Wir fühlen uns oft in die Enge getrieben in Sachen Natur- und Umweltschutz. Der Boden ist unser Fundament, und auch wir sind auf Insekten angewiesen, daher haben viele von uns auch Blühstreifen angelegt und setzen auf Naturschutz", schilderte Albert Schmitz.
Es mangele nicht an Ideen, oft seien die gesetzlichen Vorgaben zu eng gestrickt, kritisierte der Wachtberger Bauer und forderte hier flexiblere Regelungen. In vielen Bereichen sei man der Politik um Jahre voraus. So habe er bereits seit längerem angeregt, Dächer von Buswartehäuschen zu begrünen. Jetzt erst werde dies langsam von der Politik aufgegriffen.
Seit Jahren unveränderte Preise
In Sachen CO2-Reduzierung habe die Landwirtschaft wie keine andere Branche in den vergangen Jahrzehnten sehr viel geleistet, erklärte Hartmann. Auch das Problem mit den Düngemitteln in den Böden sei längst erkannt und angegangen worden. Als Beispiel berichtete der Abgeordnete von einem Landwirt, der seinen Spinat nicht an einen Großabnehmer verkaufen könne, sobald die Nitratbelastung im Boden zu hoch sei: "Deswegen achten er und andere sehr genau auf die Werte."
Vor allem belaste die hiesigen Bauern, dass sie seit vielen Jahren zu unveränderten Preisen produzieren sollen, obwohl von den Lohnkosten bis hin zu den Pflanzenschutzmitteln und Umweltstandards und aufgrund des dritten Dürresommers in Folge auch die Wasserkosten gestiegen seien, kritisierte Markus Schwarz. Sein konkretes Beispiel: Zwei Roma-Salatköpfe inklusive Verpackung werden derzeit für 46 Cent im Handel verkauft: "In meiner Tasche bleiben zwei Cent." Um nur eine Kultur wie etwa Feldsalat anzubauen, müsse ein mittlerer Betrieb zwischen 400 000 und 500 000 Euro investieren, rechnete Norbert Pesch vor.
Kritik an der EU
Kritik gab es auch an der EU-Politik. Alle Landwirte forderten gleiche Standards und Preise in den Mitgliedsstaaten sowie Transparenz für die Verbraucher, dass diese anhand der Kennzeichnungen der Produkte direkt erkennen können, woher Gemüse und Obst stammen: "Niemand wehrt sich gegen Naturschutz. Wir sind alle auf demselben Gleis, fahren aber in unterschiedlichen Waggons", meinte Norbert Pesch. "Die Wertigkeit der Lebensmittel ist sehr stark gefallen. Lieber kaufen sich Leute einen teuren Laptop als vernünftiges Essen", kritisierte Albert Schmitz. Zudem dürfe man nicht vergessen, dass sehr viele Festangestellte, die Sozialabgaben zahlen, in den Betrieben beschäftigt seien, ergänzte Norbert Pesch. Es müssten sich aber auch möglichst viele Leute regionale Lebensmittel leisten können, unterstrich Hartmann.

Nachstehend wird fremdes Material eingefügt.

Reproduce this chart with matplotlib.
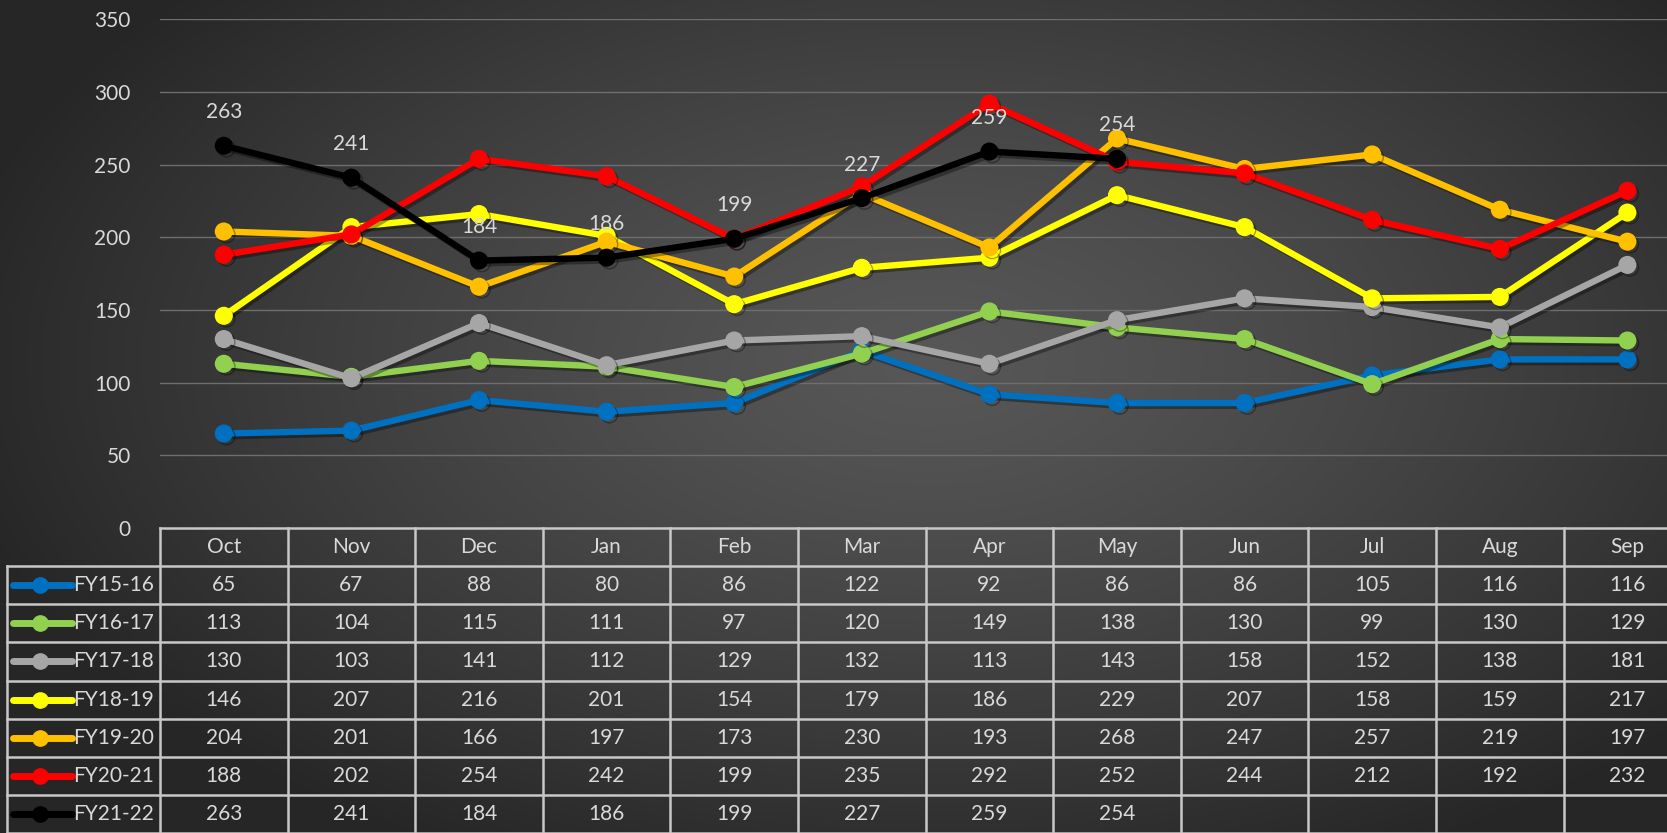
import numpy as np
import matplotlib.pyplot as plt
import matplotlib.patheffects as pe

plt.rcParams['font.family'] = ['Lato', 'DejaVu Sans']

#data
months = ["Oct", "Nov", "Dec", "Jan", "Feb", "Mar", "Apr", "May", "Jun", "Jul", "Aug", "Sep"]
fy15_16 = [65, 67, 88, 80, 86, 122, 92, 86, 86, 105, 116, 116]
fy16_17 = [113, 104, 115, 111, 97, 120, 149, 138, 130, 99, 130, 129]
fy17_18 = [130, 103, 141, 112, 129, 132, 113, 143, 158, 152, 138, 181]
fy18_19 = [146, 207, 216, 201, 154, 179, 186, 229, 207, 158, 159, 217]
fy19_20 = [204, 201, 166, 197, 173, 230, 193, 268, 247, 257, 219, 197]
fy20_21 = [188, 202, 254, 242, 199, 235, 292, 252, 244, 212, 192, 232]
fy21_22 = [263, 241, 184, 186, 199, 227, 259, 254]

series_names = ["FY15-16", "FY16-17", "FY17-18", "FY18-19", "FY19-20", "FY20-21", "FY21-22"]
series_values = [fy15_16, fy16_17, fy17_18, fy18_19, fy19_20, fy20_21, fy21_22]
series_colors = ["#0070C0", "#92D050", "#A6A6A6", "#FFFF00", "#FFC000", "#FF0000", "#000000"]

y_ticks = [0, 50, 100, 150, 200, 250, 300, 350]

TXT = "#D9D9D9"
FS = 15
W, H = 1667, 833

fig = plt.figure(figsize=(W / 100, H / 100), dpi=100)

#radial background
bg = fig.add_axes([0, 0, 1, 1], zorder=-10)
yy, xx = np.mgrid[0:H, 0:W]
r = np.sqrt(((xx - 930) / 1000.0) ** 2 + ((yy - 360) / 560.0) ** 2)
r = np.clip(r, 0, 1) ** 1.3
c0, c1 = 0x57 / 255, 0x26 / 255
img = c0 + (c1 - c0) * r
bg.imshow(np.dstack([img, img, img]), aspect='auto', extent=[0, W, H, 0])
bg.set_axis_off()

#layout in pixels
col_w = 127.6
x_left = 160
x_right = x_left + 12 * col_w
y_top = 19.3
y_zero = 528
leg_left = 7

ax = fig.add_axes([x_left / W, (H - y_zero) / H, (x_right - x_left) / W, (y_zero - y_top) / H])
ax.patch.set_alpha(0)
ax.set_xlim(-0.5, 11.5)
ax.set_ylim(0, 350)
ax.set_yticks(y_ticks)
ax.set_xticks([])
for s in ax.spines.values():
    s.set_visible(False)
ax.tick_params(axis='y', length=0, pad=21, labelsize=FS, labelcolor=TXT)
for t in y_ticks[1:]:
    ax.axhline(t, color="#6E6E6E", lw=1, zorder=0)

shadow = [pe.SimpleLineShadow(offset=(2, -2), shadow_color='black', alpha=0.35), pe.Normal()]

for name, vals, col in zip(series_names, series_values, series_colors):
    x = np.arange(len(vals))
    ax.plot(x, vals, color=col, lw=4.6, marker='o', ms=12, mfc=col, mec=col,
            path_effects=shadow, clip_on=False, zorder=3)

#data labels for latest year
for i, v in enumerate(fy21_22):
    ax.annotate(str(v), (i, v), xytext=(0, 24), textcoords='offset points',
                ha='center', va='center', color=TXT, fontsize=FS, zorder=5)

#data table
tb = fig.add_axes([leg_left / W, 0, (x_right - leg_left) / W, (H - y_zero) / H])
tb.patch.set_alpha(0)
x0 = -0.5 - (x_left - leg_left) / col_w
tb.set_xlim(x0, 11.5)
tb.set_ylim(8, 0)
tb.set_axis_off()

lc = "#C8C8C8"
tb.plot([-0.5, 11.5], [0, 0], color=lc, lw=1.8, clip_on=False)
for r_ in range(1, 9):
    tb.plot([x0, 11.5], [r_, r_], color=lc, lw=1.8, clip_on=False)
tb.plot([x0, x0], [1, 8], color=lc, lw=1.8, clip_on=False)
for c in range(13):
    tb.plot([c - 0.5, c - 0.5], [0, 8], color=lc, lw=1.8, clip_on=False)

for c, m in enumerate(months):
    tb.text(c, 0.5, m, ha='center', va='center', color=TXT, fontsize=FS)

for r_, (name, vals, col) in enumerate(zip(series_names, series_values, series_colors), start=1):
    ky = r_ + 0.5
    tb.plot([x0 + 6 / col_w, x0 + 65 / col_w], [ky, ky], color=col, lw=5, solid_capstyle='round')
    tb.plot([x0 + 33 / col_w], [ky], marker='o', ms=11, color=col)
    tb.text(x0 + 66 / col_w, ky, name, ha='left', va='center', color=TXT, fontsize=FS)
    for c, v in enumerate(vals):
        tb.text(c, ky, str(v), ha='center', va='center', color=TXT, fontsize=FS)

fig.savefig("out.png", dpi=100)
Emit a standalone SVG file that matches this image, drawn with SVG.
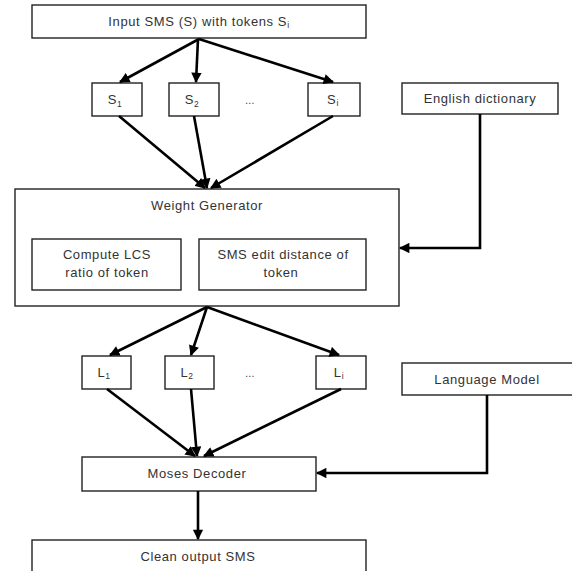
<svg xmlns="http://www.w3.org/2000/svg" width="572" height="571" viewBox="0 0 572 571">
<style>
.box{fill:#fff;stroke:#222;stroke-width:1.4}
.t{font-family:"Liberation Sans",Arial,sans-serif;font-size:13px;fill:#333;letter-spacing:0.6px;text-anchor:middle}
.sub{font-size:8.5px}
.c{fill:none;stroke:#000;stroke-width:2.6}
</style>
<defs>
<marker id="ah" viewBox="0 0 10 10" refX="9" refY="5" markerWidth="4.2" markerHeight="4" orient="auto" markerUnits="strokeWidth">
<path d="M0,0 L10,5 L0,10 z" fill="#000"/>
</marker>
</defs>
<rect width="572" height="571" fill="#fff"/>
<g id="input"><rect class="box" x="32" y="5" width="334" height="33"/><text class="t" x="199" y="26">Input SMS (S) with tokens S<tspan class="sub" dy="2">i</tspan></text></g>
<g id="s1"><rect class="box" x="92" y="83" width="50" height="33"/><text class="t" x="115" y="104">S<tspan class="sub" dy="3">1</tspan></text></g>
<g id="s2"><rect class="box" x="169" y="83" width="50" height="33"/><text class="t" x="192" y="104">S<tspan class="sub" dy="3">2</tspan></text></g>
<g id="sdots"><text class="t" x="250" y="104" style="font-size:10px">…</text></g>
<g id="si"><rect class="box" x="308" y="83" width="52" height="33"/><text class="t" x="333" y="104">S<tspan class="sub" dy="2">i</tspan></text></g>
<g id="dict"><rect class="box" x="402" y="83" width="156" height="31"/><text class="t" x="480" y="103">English dictionary</text></g>
<g id="wg"><rect class="box" x="15" y="189" width="384" height="117"/><text class="t" x="207" y="210">Weight Generator</text></g>
<g id="lcs"><rect class="box" x="32" y="239" width="149" height="51"/><text class="t" x="107" y="259">Compute LCS</text><text class="t" x="107" y="277">ratio of token</text></g>
<g id="sms"><rect class="box" x="199" y="239" width="167" height="51"/><text class="t" x="283" y="259">SMS edit distance of</text><text class="t" x="281" y="277">token</text></g>
<g id="l1"><rect class="box" x="82" y="356" width="49" height="33"/><text class="t" x="104" y="377">L<tspan class="sub" dy="2">1</tspan></text></g>
<g id="l2"><rect class="box" x="165" y="356" width="49" height="33"/><text class="t" x="187" y="377">L<tspan class="sub" dy="2">2</tspan></text></g>
<g id="ldots"><text class="t" x="250" y="377" style="font-size:10px">…</text></g>
<g id="li"><rect class="box" x="316" y="356" width="50" height="33"/><text class="t" x="339" y="377">L<tspan class="sub" dy="2">i</tspan></text></g>
<g id="lm"><rect class="box" x="402" y="363" width="172" height="32"/><text class="t" x="487" y="384">Language Model</text></g>
<g id="moses"><rect class="box" x="82" y="457" width="234" height="34"/><text class="t" x="197" y="478">Moses Decoder</text></g>
<g id="clean"><rect class="box" x="32" y="540" width="334" height="40"/><text class="t" x="198" y="561">Clean output SMS</text></g>
<g id="connectors">
<line class="c" x1="199" y1="39" x2="120" y2="82" marker-end="url(#ah)"/>
<line class="c" x1="198" y1="39" x2="196" y2="82" marker-end="url(#ah)"/>
<line class="c" x1="199" y1="39" x2="333" y2="82" marker-end="url(#ah)"/>
<line class="c" x1="119" y1="116" x2="205" y2="188" marker-end="url(#ah)"/>
<line class="c" x1="194" y1="116" x2="207" y2="188" marker-end="url(#ah)"/>
<line class="c" x1="333" y1="116" x2="211" y2="188" marker-end="url(#ah)"/>
<polyline class="c" points="480,114 480,248 400,248" marker-end="url(#ah)"/>
<line class="c" x1="207" y1="307" x2="110" y2="355" marker-end="url(#ah)"/>
<line class="c" x1="207" y1="307" x2="191" y2="355" marker-end="url(#ah)"/>
<line class="c" x1="207" y1="307" x2="339" y2="355" marker-end="url(#ah)"/>
<line class="c" x1="107" y1="389" x2="195" y2="456" marker-end="url(#ah)"/>
<line class="c" x1="191" y1="389" x2="197" y2="456" marker-end="url(#ah)"/>
<line class="c" x1="341" y1="389" x2="204" y2="456" marker-end="url(#ah)"/>
<polyline class="c" points="487,395 487,473 317,473" marker-end="url(#ah)"/>
<line class="c" x1="198" y1="491" x2="198" y2="539" marker-end="url(#ah)"/>
</g>
</svg>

"In der derzeitigen Phase darf kein Betrieb pleite gehen. Hier muss die Landwirtschaftsrunde der EU dringend etwas tun und für gleiche Rahmenbedingen eintreten", so der Abgeordnete. Und an die Verbraucher gerichtet: "Die gesellschaftliche Akzeptanz muss erstritten werden für regionale Produkte, die ist zurzeit nicht da." Dies forderte auch Markus Schwarz: "Wir können die deutsche Bevölkerung 365 Tage im Jahr ernähren, dafür brauchen wir keine billigen Tomaten aus Spanien oder Afrika."